Not in a bad way. Its a bastard in the loving sense, one that coaxes you through its frustrating platforming and encourages you to improve, no matter how close the two little runners onscreen were to completing the level before one of them missed a jump and fell helplessly into a space pit.

At least the game’s idea is a novel one. We’ve had more than enough endless running games that follow just one tomb raider type as he/she bounds through the undergrowth, but in Narcissus, you control two pixelated fellows as they traverse a number of floating space islands. At the start of every level gravity is inverted for each character, and so they run across the top and bottom of each island respectively.

The game gives you a few easy tutorials so you can get the hang of tapping either side of the screen to cause each respective character to jump. But then the platforms start to vary in size and become less symmetrical, creating different routes for each character to follow. With twice the amount of pixelated parkour to keep track off, a single lapse in concentration can lead to a remarkable speedy game over, which whisks you back to the start of the (thankfully brief) level.

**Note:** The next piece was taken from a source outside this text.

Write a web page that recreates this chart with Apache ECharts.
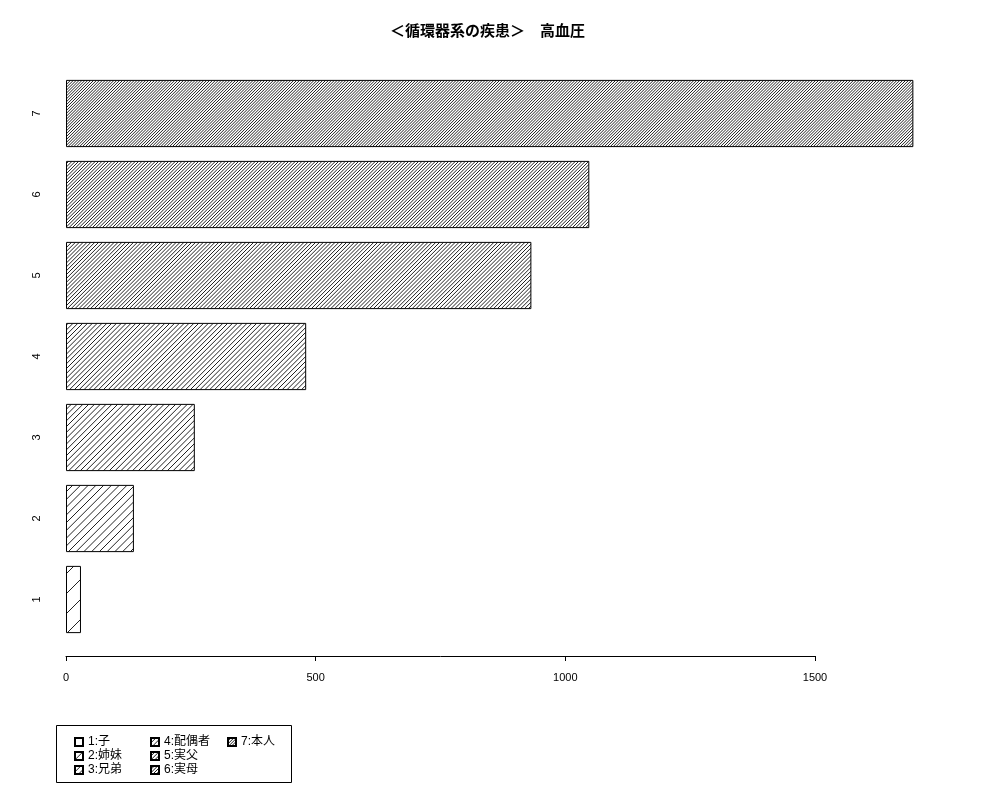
<!DOCTYPE html>
<html>
<head>
<meta charset="utf-8">
<title>高血圧</title>
<script src="https://cdn.jsdelivr.net/npm/echarts@6/dist/echarts.min.js"></script>
<style>
  html, body { margin: 0; padding: 0; background: #fff; }
  #chart { width: 1000px; height: 800px; }
</style>
</head>
<body>
<div id="chart"></div>
<script>
// data
const categories = ['1', '2', '3', '4', '5', '6', '7'];
const relations = ['1:子', '2:姉妹', '3:兄弟', '4:配偶者', '5:実父', '6:実母', '7:本人'];
const counts = [30, 136, 258, 481, 932, 1048, 1697];

// hatch spacing (px, horizontal) per bar
const hatchStep = [20, 7.7, 5.8, 4.8, 3.9, 3.3, 2.9];

const FONT = '"Liberation Sans", "Noto Sans CJK JP", sans-serif';

// diagonal hatch pattern
function hatch(s) {
  const k = Math.max(1, Math.round(30 / s));
  const T = Math.round(k * s);
  const step = T / k;
  const cv = document.createElement('canvas');
  cv.width = T;
  cv.height = T;
  const ctx = cv.getContext('2d');
  ctx.fillStyle = '#fff';
  ctx.fillRect(0, 0, T, T);
  ctx.strokeStyle = '#222';
  ctx.lineWidth = 1;
  ctx.beginPath();
  for (let c = -T; c <= 2 * T; c += step) {
    ctx.moveTo(c, 0);
    ctx.lineTo(c - T, T);
  }
  ctx.stroke();
  return { image: cv, repeat: 'repeat' };
}

const series = relations.map((name, i) => ({
  name: name,
  type: 'bar',
  barGap: '-100%',
  barCategoryGap: '17%',
  clip: false,
  itemStyle: {
    color: hatch(hatchStep[i]),
    borderColor: '#000',
    borderWidth: 1,
  },
  data: categories.map((c, j) => (j === i ? counts[i] : '-')),
}));

function legendCol(items, left) {
  return {
    data: items,
    orient: 'vertical',
    left: left,
    top: 731,
    icon: 'rect',
    itemWidth: 8,
    itemHeight: 8,
    itemGap: 2,
    selectedMode: false,
    textStyle: { color: '#000', fontSize: 12, fontFamily: FONT, lineHeight: 12 },
  };
}

const chart = echarts.init(document.getElementById('chart'));
chart.setOption({
  animation: false,
  backgroundColor: '#fff',
  title: {
    text: '＜循環器系の疾患＞　高血圧',
    left: 385,
    top: 19,
    textStyle: { color: '#000', fontSize: 15, fontWeight: 'bold', fontFamily: FONT },
  },
  grid: { left: 66, right: 185, top: 73, height: 567 },
  xAxis: {
    type: 'value',
    min: 0,
    max: 1500,
    interval: 500,
    offset: 16,
    axisLine: { show: true, lineStyle: { color: '#000', width: 1 } },
    axisTick: { show: true, length: 5, lineStyle: { color: '#000' } },
    splitLine: { show: false },
    axisLabel: {
      color: '#000',
      fontSize: 11,
      margin: 16,
      fontFamily: FONT,
      formatter: v => String(v),
    },
  },
  yAxis: {
    type: 'category',
    data: categories,
    axisLine: { show: false },
    axisTick: { show: false },
    axisLabel: { rotate: 90, margin: 24, color: '#000', fontSize: 11, fontFamily: FONT },
  },
  legend: [
    legendCol(relations.slice(0, 3), 69),
    legendCol(relations.slice(3, 6), 145),
    legendCol(relations.slice(6), 222),
  ],
  graphic: [
    {
      type: 'rect',
      shape: { x: 56.5, y: 725.5, width: 235, height: 57 },
      style: { fill: 'none', stroke: '#000', lineWidth: 1 },
    },
  ],
  series: series,
});
</script>
</body>
</html>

The game waits until you’ve passed about three areas before its inner bastard really shines through. When your little sprinters jump off certain islands, their gravity is inverted so that they flip over and begin jumping off from the other direction. The game’s fast-paced nature means that its often not possible to keep track which way they are facing fast enough, and most of the time it feels like you are relying on luck to get through unscathed.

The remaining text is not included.